Do you not remember?
19 When I broke the five loaves for those five thousand people,
how many baskets full of pieces did you gather up?”
They answered, “Twelve”.
20 “And that other time the seven for four thousand,
how many baskets of pieces left over?”
And they said, “Seven”.
21 And he said to them, “Do you still not get the message?”

In some ways, the leaven of Herod was reflected in the saying of Jesus after he had explained God’s wonderful dream of “enough”, and even “abundance”, for everyone. To contrast Jesus’ parable of the wheat that, given the right soil, produced the hundredfold, Mark had referred to the deceitful wisdom of the age: “For to those who have, more will be given; and from those who have not, even what they have will be taken away”.

In contrast, the leaven of the Kingdom was so different. It was the Jubilee promise, the dream of the enough for all, the celebration of the providential care of God, based on the call to cooperation flowing from insight into the radical dignity of every human person. In God’s Kingdom, no one was to miss out; no one was to be marginalised or exploited.

Mark’s reference to the one loaf of bread in the boat out on the water was significant. The boat was perhaps a symbol of Mark’s community on mission. Within the community of disciples there was to be only one loaf, the leaven of God.
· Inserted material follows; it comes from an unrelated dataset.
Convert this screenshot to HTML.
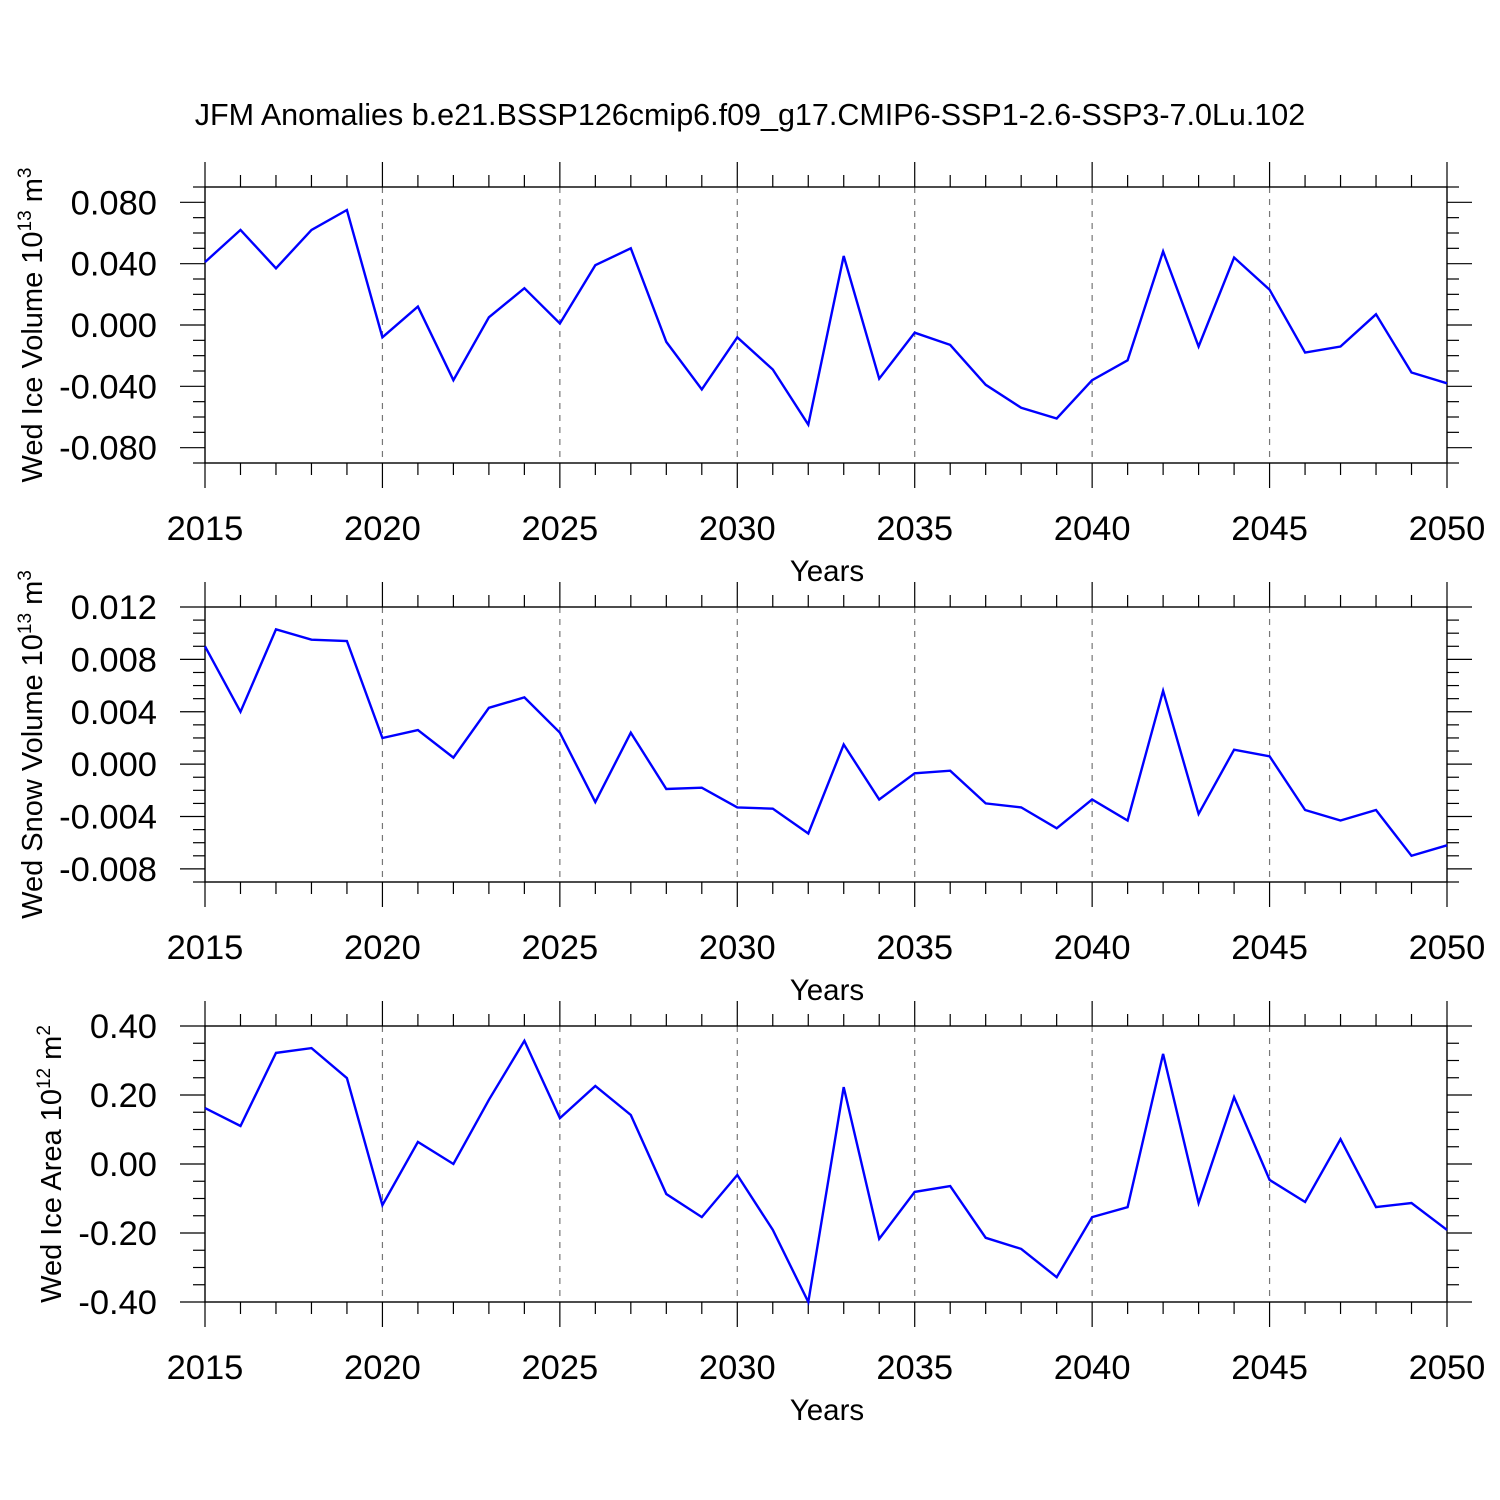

It was spectacularly more than enough for everyone, Jew and Gentile.

Later in the narrative, Jesus would take a loaf in his hands and invite his disciples to eat it, declaring it to be his body broken for all. In Jesus’ mind Eucharist would be celebration of the all-inclusive vision of God, of God’s universal offer of forgiveness and of life to the full. Eucharistic bread would allow no place for the leaven of Pharisees or of Herod.

Mark recorded Jesus’ profound sadness that even the disciples had not understood the mind of Jesus, the vision he had tried to unfold during his Galilean ministry.

Yet Jesus did not withdraw from his mission. He continued to work with his hard-hearted disciples. Whatever about their obtuseness, he loved them, he hoped in them, he would lead them further into the mystery.